- Given instruction -
Single out the lines that include the word "this". Copy them.

- Records provided -
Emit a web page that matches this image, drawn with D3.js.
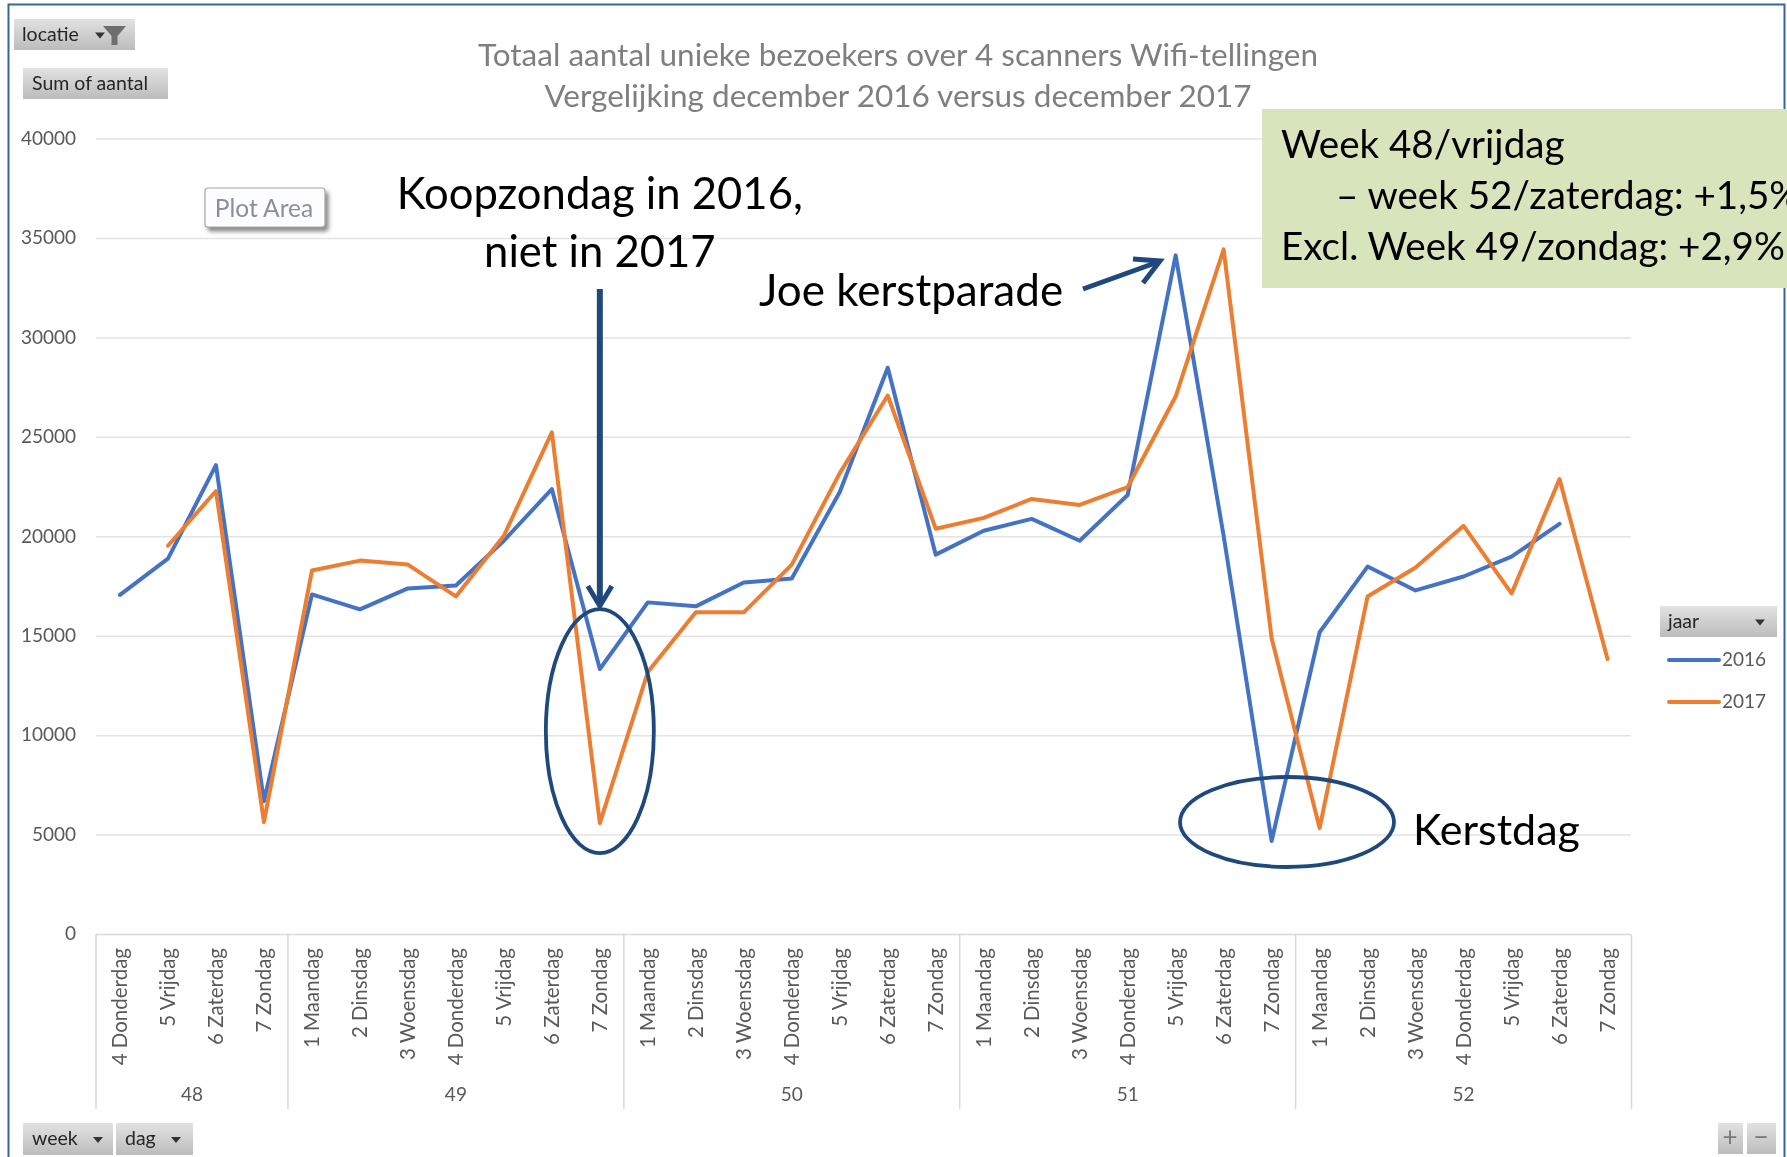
<!DOCTYPE html>
<html><head><meta charset="utf-8">
<script src="https://cdn.jsdelivr.net/npm/d3@7"></script>
<style>
html,body{margin:0;padding:0;background:#fff;overflow:hidden}
svg{display:block;font-family:Lato,"Open Sans",sans-serif;filter:blur(0.5px)}
</style></head><body>
<svg id="c" width="1787" height="1157"></svg>
<script>
const days=["4 Donderdag","5 Vrijdag","6 Zaterdag","7 Zondag",
"1 Maandag","2 Dinsdag","3 Woensdag","4 Donderdag","5 Vrijdag","6 Zaterdag","7 Zondag",
"1 Maandag","2 Dinsdag","3 Woensdag","4 Donderdag","5 Vrijdag","6 Zaterdag","7 Zondag",
"1 Maandag","2 Dinsdag","3 Woensdag","4 Donderdag","5 Vrijdag","6 Zaterdag","7 Zondag",
"1 Maandag","2 Dinsdag","3 Woensdag","4 Donderdag","5 Vrijdag","6 Zaterdag","7 Zondag"];
const weeks=["48","49","50","51","52"];
const weekSizes=[4,7,7,7,7];
const values2016=[17080,18900,23600,6700,17100,16350,17400,17550,19800,22400,13350,16700,16500,17700,17900,22250,28500,19100,20300,20900,19800,22100,34150,20050,4700,15200,18500,17300,18000,19000,20650,null];
const values2017=[null,19550,22300,5650,18300,18800,18600,17000,20050,25250,5600,13200,16200,16200,18600,23200,27100,20400,20950,21900,21600,22500,27050,34450,14900,5350,17000,18450,20550,17150,22900,13850];
const yTicks=[0,5000,10000,15000,20000,25000,30000,35000,40000];
const titleLines=["Totaal aantal unieke bezoekers over 4 scanners Wifi-tellingen","Vergelijking december 2016 versus december 2017"];
const boxLines=["Week 48/vrijdag","– week 52/zaterdag: +1,5%","Excl. Week 49/zondag: +2,9%"];

const svg=d3.select("#c");
const defs=svg.append("defs");
const grad=defs.append("linearGradient").attr("id","btn").attr("x1",0).attr("x2",0).attr("y1",0).attr("y2",1);
grad.append("stop").attr("offset",0).attr("stop-color","#e2e2e2");
grad.append("stop").attr("offset",1).attr("stop-color","#bcbcbc");
const sh=defs.append("filter").attr("id","shadow").attr("x","-10%").attr("y","-20%").attr("width","125%").attr("height","150%");
sh.append("feDropShadow").attr("dx",3).attr("dy",4).attr("stdDeviation",2).attr("flood-color","#888");

const x=d3.scaleBand().domain(d3.range(days.length)).range([96,1631.5]);
const cx=i=>x(i)+x.bandwidth()/2;
const y=d3.scaleLinear().domain([0,40000]).range([934.5,139]);

// frame
svg.append("path").attr("d","M8.5,1157V4.5H1784.5V1157").attr("fill","none").attr("stroke","#3a659b").attr("stroke-width",2);

// grid
const gridColor="#e3e3e3";
svg.append("g").selectAll("line").data(yTicks.filter(d=>d>0)).join("line")
 .attr("x1",96).attr("x2",1631).attr("y1",y).attr("y2",y).attr("stroke",gridColor).attr("stroke-width",1.5);
svg.append("g").selectAll("text").data(yTicks).join("text")
 .attr("x",76).attr("y",d=>y(d)+1).attr("text-anchor","end").attr("dominant-baseline","middle")
 .attr("font-size",19).attr("fill","#595959").text(d=>d);

// category axis
const ax=svg.append("g").attr("stroke","#d9d9d9").attr("stroke-width",1.5);
ax.append("line").attr("x1",96).attr("x2",1631).attr("y1",y(0)).attr("y2",y(0));
let cum=0;
const bounds=[0];
weekSizes.forEach(n=>{cum+=n;bounds.push(cum)});
ax.selectAll(".sep").data(bounds).join("line")
 .attr("x1",i=>i<days.length?x(i):x(days.length-1)+x.bandwidth())
 .attr("x2",i=>i<days.length?x(i):x(days.length-1)+x.bandwidth())
 .attr("y1",y(0)).attr("y2",1109);
svg.append("g").selectAll("text").data(days).join("text")
 .attr("transform",(d,i)=>`translate(${cx(i)+7.5},948) rotate(-90)`)
 .attr("text-anchor","end").attr("font-size",20.5).attr("fill","#595959").text(d=>d);
svg.append("g").selectAll("text").data(weeks).join("text")
 .attr("x",(d,i)=>(cx(bounds[i])+cx(bounds[i+1]-1))/2).attr("y",1101)
 .attr("text-anchor","middle").attr("font-size",19).attr("fill","#595959").text(d=>d);

// title
svg.append("g").selectAll("text").data(titleLines).join("text")
 .attr("x",898).attr("y",(d,i)=>66+i*41).attr("text-anchor","middle")
 .attr("font-size",31.5).attr("fill","#7f7f7f").text(d=>d);

// series
const line=d3.line().defined(d=>d!=null).x((d,i)=>cx(i)).y(d=>y(d));
[[values2016,"#4472c4"],[values2017,"#ed7d31"]].forEach(([v,c])=>{
 svg.append("path").attr("d",line(v)).attr("fill","none").attr("stroke",c)
  .attr("stroke-width",4).attr("stroke-linejoin","round").attr("stroke-linecap","round");
});

// buttons
function button(x0,y0,w,h,label,opts={}){
 svg.append("rect").attr("x",x0).attr("y",y0).attr("width",w).attr("height",h).attr("fill","url(#btn)");
 if(label)svg.append("text").attr("x",x0+(opts.pad??8)).attr("y",y0+h/2+6).attr("font-size",opts.size||19.5)
  .attr("fill","#262626").text(label);
 if(opts.arrow!=null){
  const a=x0+opts.arrow,b=y0+h/2-2;
  svg.append("path").attr("d",`M${a-5},${b}h10l-5,6z`).attr("fill","#333");
 }
}
button(14,19,121,31,"locatie",{arrow:86});
svg.append("path").attr("d","M103,26h23l-8.5,10v9h-6v-9z").attr("fill","#6e6e6e");
button(23,68,145,31,"Sum of aantal",{pad:9});
button(23,1123,90,32,"week",{arrow:75,pad:9});
button(116,1123,77,32,"dag",{arrow:60,pad:9});
button(1660,606,117,31,"jaar",{arrow:100});
button(1718,1123,25,31,null);
button(1747,1123,29,31,null);
svg.append("text").attr("x",1730).attr("y",1146).attr("text-anchor","middle").attr("font-size",26).attr("fill","#7a7a7a").text("+");
svg.append("text").attr("x",1761).attr("y",1146).attr("text-anchor","middle").attr("font-size",26).attr("fill","#7a7a7a").text("−");

// legend
[["2016","#4472c4",660],["2017","#ed7d31",702]].forEach(([t,c,ly])=>{
 svg.append("line").attr("x1",1669).attr("x2",1719).attr("y1",ly).attr("y2",ly).attr("stroke",c).attr("stroke-width",4).attr("stroke-linecap","round");
 svg.append("text").attr("x",1722).attr("y",ly+6).attr("font-size",19).attr("fill","#595959").text(t);
});

// Plot Area tip
svg.append("rect").attr("x",205).attr("y",188).attr("width",120).attr("height",39).attr("rx",3)
 .attr("fill","#fdfdff").attr("stroke","#a8a8a8").attr("stroke-width",1.2).attr("filter","url(#shadow)");
svg.append("text").attr("x",264).attr("y",217).attr("text-anchor","middle").attr("font-size",24.5).attr("fill","#8a8f9c").text("Plot Area");

// green box
svg.append("rect").attr("x",1262).attr("y",109).attr("width",525).attr("height",179).attr("fill","#d8e4bc");
svg.append("g").selectAll("text").data(boxLines).join("text")
 .attr("x",(d,i)=>i===1?1336:1281).attr("y",(d,i)=>158+i*51).attr("font-size",38.6).attr("fill","#000").text(d=>d);

// annotations
const navy="#1f497d";
const note=(t,px,py,anchor,size)=>svg.append("text").attr("x",px).attr("y",py).attr("text-anchor",anchor).attr("font-size",size).attr("fill","#000").text(t);
note("Koopzondag in 2016,",cx(10),209,"middle",43.6);
note("niet in 2017",cx(10),267,"middle",43.6);
note("Joe kerstparade",911,306,"middle",44);
note("Kerstdag",1413,845,"start",43);

const ax10=cx(10);
svg.append("path").attr("d",`M${ax10},289L${ax10},604`).attr("stroke",navy).attr("stroke-width",6).attr("fill","none");
svg.append("path").attr("d",`M${ax10-12},586L${ax10},606L${ax10+12},586`).attr("stroke",navy).attr("stroke-width",5).attr("fill","none");
svg.append("path").attr("d","M1083,289L1158,262").attr("stroke",navy).attr("stroke-width",5).attr("fill","none");
svg.append("path").attr("d","M1133,259L1160,261L1143,283").attr("stroke",navy).attr("stroke-width",5).attr("fill","none");

svg.append("ellipse").attr("cx",ax10).attr("cy",y(10000)-4.5).attr("rx",54).attr("ry",122)
 .attr("fill","none").attr("stroke",navy).attr("stroke-width",3.8);
svg.append("ellipse").attr("cx",1287).attr("cy",822).attr("rx",107).attr("ry",45)
 .attr("fill","none").attr("stroke",navy).attr("stroke-width",3.8);
</script>
</body></html>
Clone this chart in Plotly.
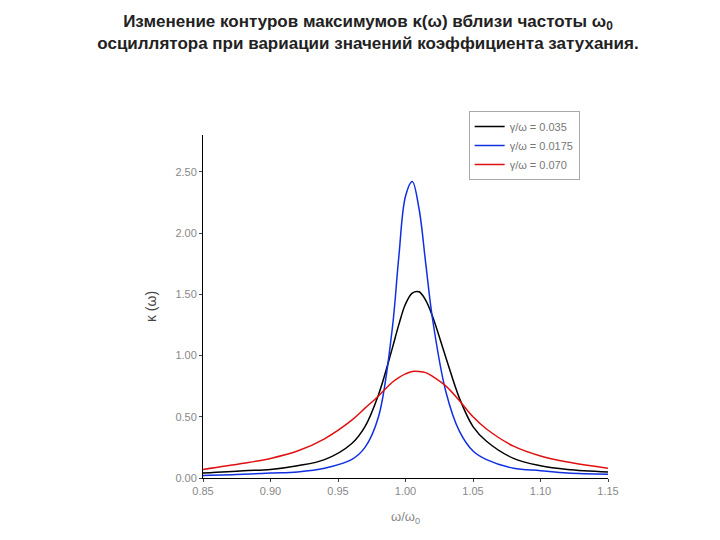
import plotly.graph_objects as go

# omega/omega0 sample points
w = [0.85, 0.88, 0.90, 0.92, 0.94, 0.96, 0.97, 0.98, 0.99, 0.995, 1.0, 1.005,
     1.01, 1.015, 1.02, 1.03, 1.04, 1.05, 1.06, 1.08, 1.10, 1.12, 1.15]
k_035 = [0.04, 0.06, 0.07, 0.10, 0.15, 0.28, 0.42, 0.68, 1.05, 1.25, 1.42, 1.51,
         1.52, 1.45, 1.32, 0.98, 0.65, 0.42, 0.30, 0.16, 0.10, 0.07, 0.05]
k_0175 = [0.02, 0.03, 0.04, 0.05, 0.08, 0.15, 0.25, 0.50, 1.20, 1.80, 2.30, 2.42,
          2.20, 1.75, 1.30, 0.70, 0.38, 0.22, 0.15, 0.08, 0.06, 0.04, 0.03]
k_070 = [0.07, 0.12, 0.16, 0.22, 0.32, 0.47, 0.57, 0.67, 0.78, 0.82, 0.85, 0.87,
         0.87, 0.86, 0.83, 0.75, 0.63, 0.50, 0.40, 0.26, 0.18, 0.13, 0.08]

xticks = [0.85, 0.90, 0.95, 1.00, 1.05, 1.10, 1.15]
yticks = [0.0, 0.5, 1.0, 1.5, 2.0, 2.5]

fig = go.Figure()
for y, name, col in [(k_035, "γ/ω = 0.035", "black"),
                     (k_0175, "γ/ω = 0.0175", "#1030e0"),
                     (k_070, "γ/ω = 0.070", "#e01010")]:
    fig.add_trace(go.Scatter(x=w, y=y, name=name, mode="lines",
                             line=dict(color=col, width=1.5, shape="spline")))

fig.update_layout(
    width=720, height=540,
    plot_bgcolor="white", paper_bgcolor="white",
    margin=dict(l=195, r=120, t=127, b=70),
    font=dict(family="Liberation Sans", color="#888"),
    title=dict(text="<b>Изменение контуров максимумов κ(ω) вблизи частоты ω<sub>0</sub><br>"
                    "осциллятора при вариации значений коэффициента затухания.</b>",
               x=0.5, xanchor="center", y=0.965, yanchor="top",
               font=dict(size=17, color="#222", family="Liberation Sans")),
    legend=dict(x=0.93, xanchor="right", y=1.07, yanchor="top",
                bordercolor="#aaa", borderwidth=1, bgcolor="white",
                font=dict(size=11, color="#777")),
    xaxis=dict(range=[0.85, 1.15], tickvals=xticks, tickformat=".2f",
               showgrid=False, zeroline=False, showline=True, linecolor="black",
               ticks="outside", ticklen=3, tickfont=dict(size=11),
               title=dict(text="ω/ω<sub>0</sub>", font=dict(size=13))),
    yaxis=dict(range=[0, 2.8], tickvals=yticks, tickformat=".2f",
               showgrid=False, zeroline=False, showline=True, linecolor="black",
               ticks="outside", ticklen=3, tickfont=dict(size=11), automargin=False,
               title=dict(text="κ (ω)", font=dict(size=14, color="#444"))),
)
fig.write_html("out.html")
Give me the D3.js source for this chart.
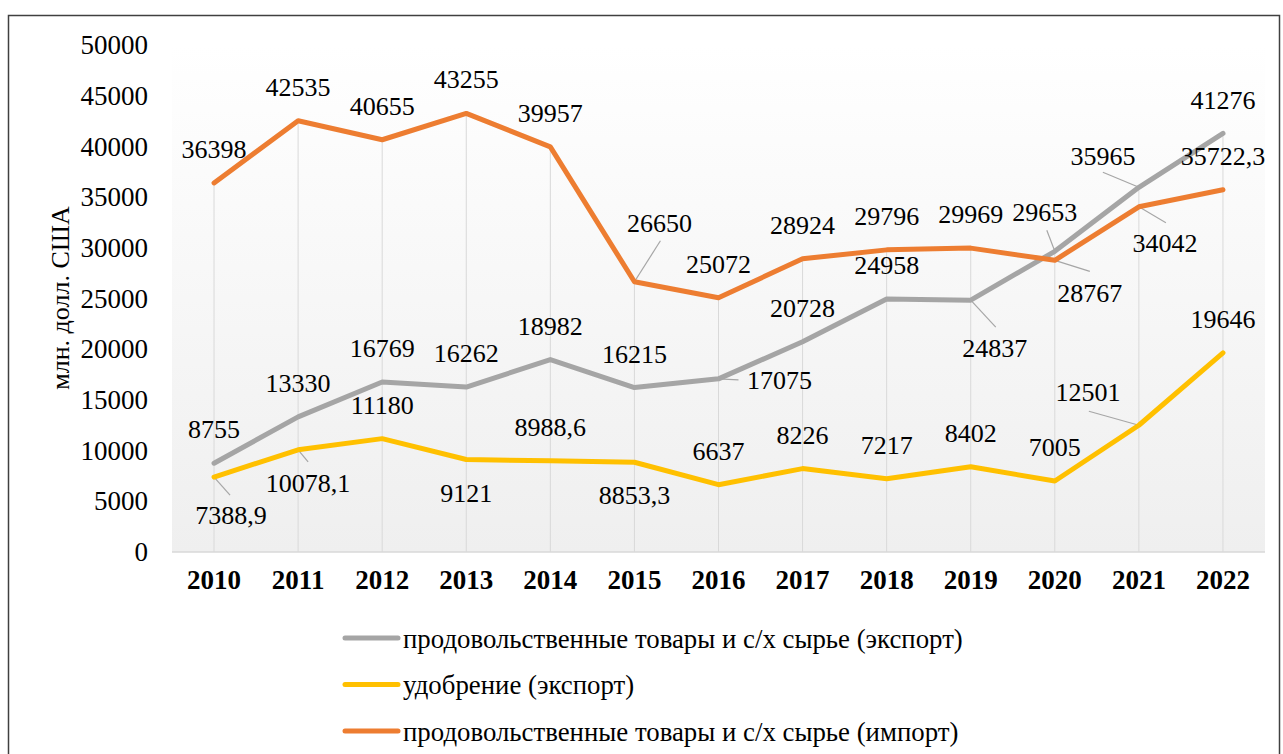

- Solved exercise -
Emit a web page that matches this image, drawn with D3.js.
Clone this chart in Plotly.
Give me the D3.js source for this chart.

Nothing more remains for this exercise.